EXERCISE PROMPT —
Using the listing below, output only the lines from the one that contains "Clone this chart" through the one that contains "import * as", inclusive, exactly as given and without images.

(Data listing)
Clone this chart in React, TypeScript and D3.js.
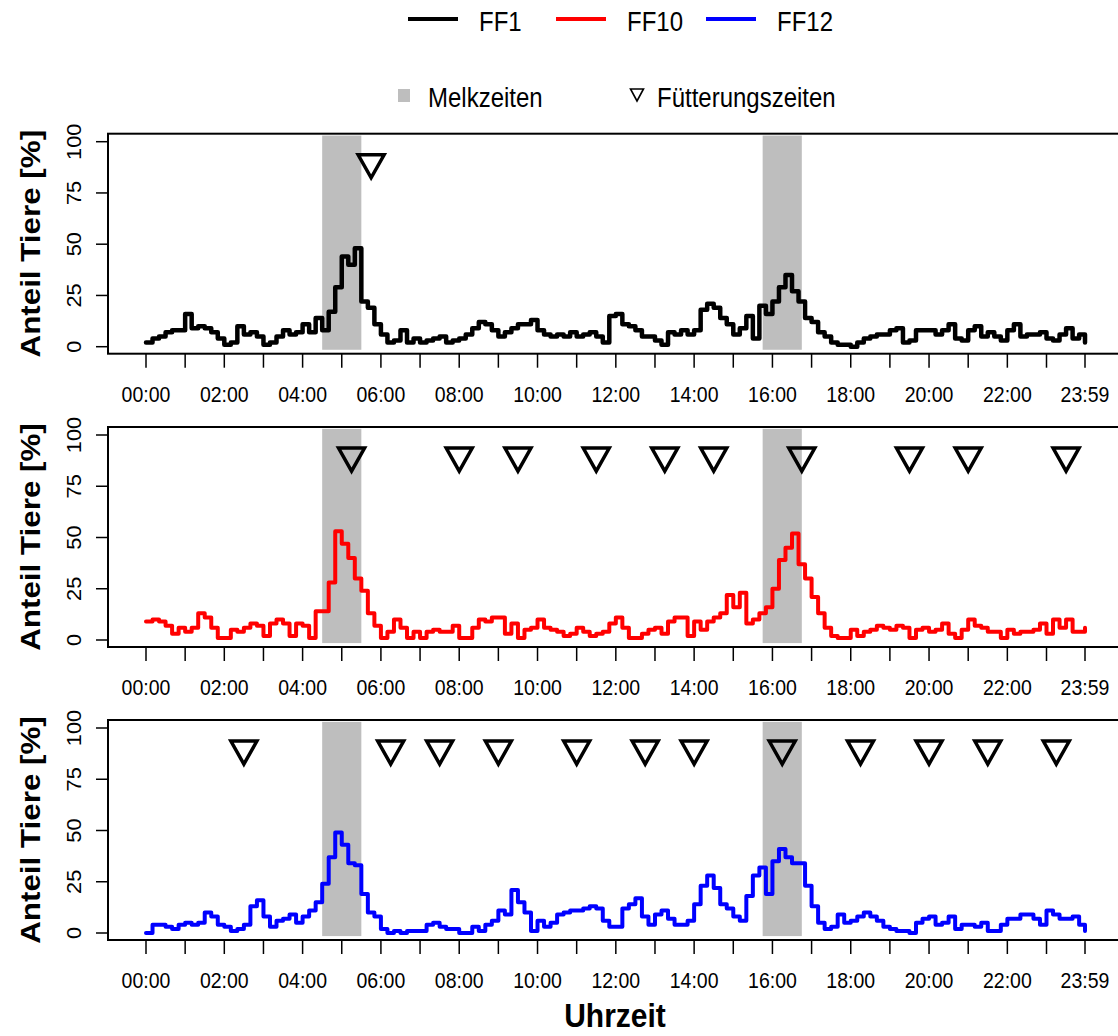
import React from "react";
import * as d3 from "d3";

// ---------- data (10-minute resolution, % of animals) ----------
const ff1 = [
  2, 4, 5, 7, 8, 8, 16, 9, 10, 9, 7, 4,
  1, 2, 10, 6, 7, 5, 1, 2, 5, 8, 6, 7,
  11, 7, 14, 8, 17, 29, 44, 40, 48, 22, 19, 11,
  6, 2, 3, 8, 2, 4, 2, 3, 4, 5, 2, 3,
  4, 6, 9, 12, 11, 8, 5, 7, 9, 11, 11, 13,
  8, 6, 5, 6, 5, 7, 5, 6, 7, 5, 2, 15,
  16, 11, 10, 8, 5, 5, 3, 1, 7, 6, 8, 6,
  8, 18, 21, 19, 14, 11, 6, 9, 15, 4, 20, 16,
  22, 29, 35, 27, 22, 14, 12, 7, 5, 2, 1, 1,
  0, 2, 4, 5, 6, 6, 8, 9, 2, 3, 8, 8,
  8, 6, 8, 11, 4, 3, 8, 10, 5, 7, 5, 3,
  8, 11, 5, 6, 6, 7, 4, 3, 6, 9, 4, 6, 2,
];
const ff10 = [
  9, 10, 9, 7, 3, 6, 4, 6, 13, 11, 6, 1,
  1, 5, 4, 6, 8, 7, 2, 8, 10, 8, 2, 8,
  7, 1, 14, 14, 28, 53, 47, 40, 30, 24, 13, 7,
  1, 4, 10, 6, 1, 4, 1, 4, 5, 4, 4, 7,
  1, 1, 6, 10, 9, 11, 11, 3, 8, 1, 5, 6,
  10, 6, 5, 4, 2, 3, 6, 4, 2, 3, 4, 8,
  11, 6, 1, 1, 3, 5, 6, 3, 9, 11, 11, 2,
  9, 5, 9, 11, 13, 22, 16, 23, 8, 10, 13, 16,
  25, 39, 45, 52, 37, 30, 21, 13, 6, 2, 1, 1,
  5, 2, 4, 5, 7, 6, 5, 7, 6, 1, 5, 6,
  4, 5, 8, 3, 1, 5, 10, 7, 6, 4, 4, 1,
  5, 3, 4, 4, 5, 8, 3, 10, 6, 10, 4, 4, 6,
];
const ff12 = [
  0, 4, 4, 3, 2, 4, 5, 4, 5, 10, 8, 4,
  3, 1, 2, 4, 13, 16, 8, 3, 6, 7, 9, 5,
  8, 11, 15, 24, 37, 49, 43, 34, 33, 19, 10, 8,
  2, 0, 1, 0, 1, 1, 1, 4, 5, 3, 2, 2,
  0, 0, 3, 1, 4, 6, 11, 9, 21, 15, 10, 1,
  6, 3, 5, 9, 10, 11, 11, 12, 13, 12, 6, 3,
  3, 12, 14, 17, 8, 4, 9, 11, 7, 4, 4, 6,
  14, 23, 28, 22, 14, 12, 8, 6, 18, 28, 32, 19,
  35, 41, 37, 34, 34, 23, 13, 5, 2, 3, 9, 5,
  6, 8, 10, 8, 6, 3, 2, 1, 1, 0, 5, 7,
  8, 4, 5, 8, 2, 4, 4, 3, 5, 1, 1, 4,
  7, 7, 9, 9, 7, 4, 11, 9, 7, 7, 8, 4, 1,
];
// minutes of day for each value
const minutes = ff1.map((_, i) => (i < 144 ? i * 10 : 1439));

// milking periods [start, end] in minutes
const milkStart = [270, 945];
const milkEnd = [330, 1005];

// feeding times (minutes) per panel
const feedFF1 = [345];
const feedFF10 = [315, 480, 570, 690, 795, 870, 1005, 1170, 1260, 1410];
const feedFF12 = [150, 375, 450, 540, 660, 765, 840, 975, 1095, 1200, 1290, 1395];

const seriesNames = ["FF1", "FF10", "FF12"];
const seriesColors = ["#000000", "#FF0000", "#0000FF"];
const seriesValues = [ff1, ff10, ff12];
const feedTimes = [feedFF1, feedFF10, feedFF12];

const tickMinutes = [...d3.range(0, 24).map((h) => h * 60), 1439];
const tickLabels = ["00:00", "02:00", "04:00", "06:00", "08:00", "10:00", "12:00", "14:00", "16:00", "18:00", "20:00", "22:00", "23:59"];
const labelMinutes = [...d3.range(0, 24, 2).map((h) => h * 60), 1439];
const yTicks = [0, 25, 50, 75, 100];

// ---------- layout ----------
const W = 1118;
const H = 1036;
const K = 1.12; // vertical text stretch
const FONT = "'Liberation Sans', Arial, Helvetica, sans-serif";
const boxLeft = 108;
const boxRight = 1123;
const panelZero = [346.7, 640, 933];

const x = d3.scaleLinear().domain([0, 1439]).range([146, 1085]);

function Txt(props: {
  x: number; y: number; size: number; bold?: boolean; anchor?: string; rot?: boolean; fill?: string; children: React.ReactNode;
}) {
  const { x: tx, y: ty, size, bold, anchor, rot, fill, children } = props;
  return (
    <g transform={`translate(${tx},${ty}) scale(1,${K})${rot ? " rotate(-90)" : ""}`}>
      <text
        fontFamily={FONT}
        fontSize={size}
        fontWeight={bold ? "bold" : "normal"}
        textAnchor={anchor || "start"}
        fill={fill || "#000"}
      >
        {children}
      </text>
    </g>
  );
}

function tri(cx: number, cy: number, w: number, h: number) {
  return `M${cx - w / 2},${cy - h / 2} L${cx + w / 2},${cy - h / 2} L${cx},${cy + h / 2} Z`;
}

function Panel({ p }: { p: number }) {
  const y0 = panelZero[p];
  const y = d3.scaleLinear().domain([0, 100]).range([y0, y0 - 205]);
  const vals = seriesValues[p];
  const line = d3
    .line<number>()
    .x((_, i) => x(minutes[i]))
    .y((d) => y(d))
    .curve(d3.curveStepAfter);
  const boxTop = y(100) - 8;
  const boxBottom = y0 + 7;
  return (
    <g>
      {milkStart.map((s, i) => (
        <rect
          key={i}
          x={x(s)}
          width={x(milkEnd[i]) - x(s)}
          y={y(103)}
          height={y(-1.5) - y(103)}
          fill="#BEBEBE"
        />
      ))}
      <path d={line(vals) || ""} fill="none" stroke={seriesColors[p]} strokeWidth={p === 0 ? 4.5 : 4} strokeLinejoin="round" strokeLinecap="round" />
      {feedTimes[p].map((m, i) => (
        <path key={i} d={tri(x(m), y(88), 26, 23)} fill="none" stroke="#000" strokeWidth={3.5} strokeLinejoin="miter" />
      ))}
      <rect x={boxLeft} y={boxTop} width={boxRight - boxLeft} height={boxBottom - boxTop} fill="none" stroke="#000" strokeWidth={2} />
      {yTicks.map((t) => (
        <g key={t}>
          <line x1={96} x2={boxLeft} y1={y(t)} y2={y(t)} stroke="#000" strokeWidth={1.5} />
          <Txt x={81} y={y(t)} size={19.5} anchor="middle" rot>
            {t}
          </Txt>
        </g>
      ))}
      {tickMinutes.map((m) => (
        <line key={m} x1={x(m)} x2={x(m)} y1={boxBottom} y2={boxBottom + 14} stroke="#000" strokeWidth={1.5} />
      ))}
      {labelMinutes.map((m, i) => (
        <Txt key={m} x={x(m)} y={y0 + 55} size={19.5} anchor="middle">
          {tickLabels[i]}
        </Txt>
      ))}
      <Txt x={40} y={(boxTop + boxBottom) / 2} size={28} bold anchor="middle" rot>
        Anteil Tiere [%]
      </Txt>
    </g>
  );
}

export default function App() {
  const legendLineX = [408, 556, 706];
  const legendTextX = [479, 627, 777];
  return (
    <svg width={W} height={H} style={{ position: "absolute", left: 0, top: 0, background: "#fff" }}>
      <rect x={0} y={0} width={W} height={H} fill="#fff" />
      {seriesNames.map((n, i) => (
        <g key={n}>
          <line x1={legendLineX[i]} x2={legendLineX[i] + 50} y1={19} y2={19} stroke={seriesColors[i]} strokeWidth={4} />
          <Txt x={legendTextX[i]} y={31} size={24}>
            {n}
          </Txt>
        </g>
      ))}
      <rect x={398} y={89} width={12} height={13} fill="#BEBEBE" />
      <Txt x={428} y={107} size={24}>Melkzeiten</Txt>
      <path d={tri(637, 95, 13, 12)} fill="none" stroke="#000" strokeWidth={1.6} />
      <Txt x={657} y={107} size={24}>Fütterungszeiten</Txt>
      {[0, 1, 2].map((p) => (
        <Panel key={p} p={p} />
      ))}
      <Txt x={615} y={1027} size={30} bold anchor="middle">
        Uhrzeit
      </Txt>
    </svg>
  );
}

...

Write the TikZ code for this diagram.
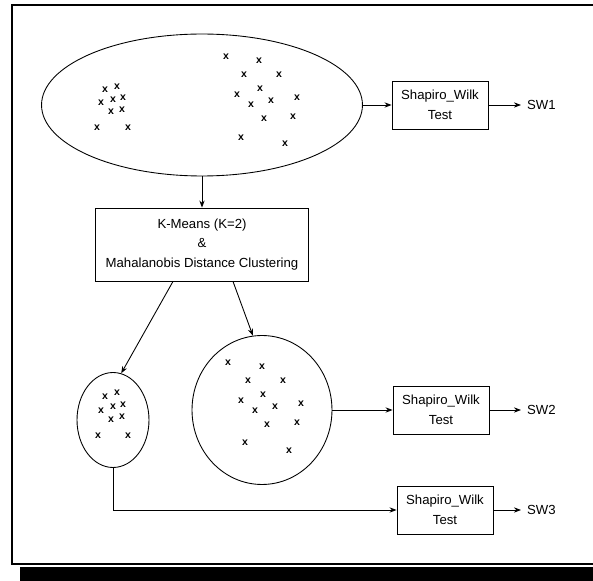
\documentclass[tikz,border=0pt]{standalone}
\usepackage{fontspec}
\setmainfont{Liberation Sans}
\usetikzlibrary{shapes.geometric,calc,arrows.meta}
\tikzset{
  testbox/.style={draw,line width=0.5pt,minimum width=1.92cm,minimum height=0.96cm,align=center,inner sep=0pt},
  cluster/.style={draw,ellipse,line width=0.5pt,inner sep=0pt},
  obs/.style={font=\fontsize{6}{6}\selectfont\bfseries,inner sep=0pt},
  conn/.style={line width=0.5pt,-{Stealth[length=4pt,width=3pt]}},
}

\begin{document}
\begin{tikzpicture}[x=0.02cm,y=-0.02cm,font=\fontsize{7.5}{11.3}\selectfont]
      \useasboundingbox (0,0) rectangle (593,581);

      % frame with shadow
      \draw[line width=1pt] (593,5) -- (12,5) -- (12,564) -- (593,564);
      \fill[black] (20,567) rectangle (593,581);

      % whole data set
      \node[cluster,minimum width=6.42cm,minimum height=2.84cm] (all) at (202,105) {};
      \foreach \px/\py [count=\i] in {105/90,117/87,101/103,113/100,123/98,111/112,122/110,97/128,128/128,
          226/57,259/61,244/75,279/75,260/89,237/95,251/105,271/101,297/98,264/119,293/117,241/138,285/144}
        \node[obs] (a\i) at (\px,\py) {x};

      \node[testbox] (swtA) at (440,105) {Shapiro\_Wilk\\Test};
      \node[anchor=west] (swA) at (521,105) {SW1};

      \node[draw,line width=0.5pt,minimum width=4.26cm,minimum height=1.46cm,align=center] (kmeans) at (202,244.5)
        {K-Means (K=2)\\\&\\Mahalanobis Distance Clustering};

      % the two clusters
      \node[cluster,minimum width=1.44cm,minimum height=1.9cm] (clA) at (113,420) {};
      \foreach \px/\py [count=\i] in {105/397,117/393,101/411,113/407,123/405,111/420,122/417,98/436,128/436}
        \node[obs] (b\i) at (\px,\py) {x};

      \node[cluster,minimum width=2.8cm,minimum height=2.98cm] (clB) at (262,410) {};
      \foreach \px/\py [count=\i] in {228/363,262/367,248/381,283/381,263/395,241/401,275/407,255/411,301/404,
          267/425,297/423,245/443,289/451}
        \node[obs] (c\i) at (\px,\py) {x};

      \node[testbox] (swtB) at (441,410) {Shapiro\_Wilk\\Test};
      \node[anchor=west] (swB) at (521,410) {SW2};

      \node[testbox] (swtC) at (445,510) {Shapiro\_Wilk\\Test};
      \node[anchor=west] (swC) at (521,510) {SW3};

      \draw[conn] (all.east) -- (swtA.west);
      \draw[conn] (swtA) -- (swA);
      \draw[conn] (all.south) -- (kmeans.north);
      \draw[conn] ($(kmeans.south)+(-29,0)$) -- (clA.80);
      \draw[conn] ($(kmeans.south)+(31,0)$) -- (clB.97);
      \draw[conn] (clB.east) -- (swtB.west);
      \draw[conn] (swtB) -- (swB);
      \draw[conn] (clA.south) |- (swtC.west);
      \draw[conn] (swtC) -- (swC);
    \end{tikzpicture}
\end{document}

OUTPUT FOR THIS TASK —
Clone this chart in React, TypeScript and D3.js.
import React from "react";
import * as d3 from "d3";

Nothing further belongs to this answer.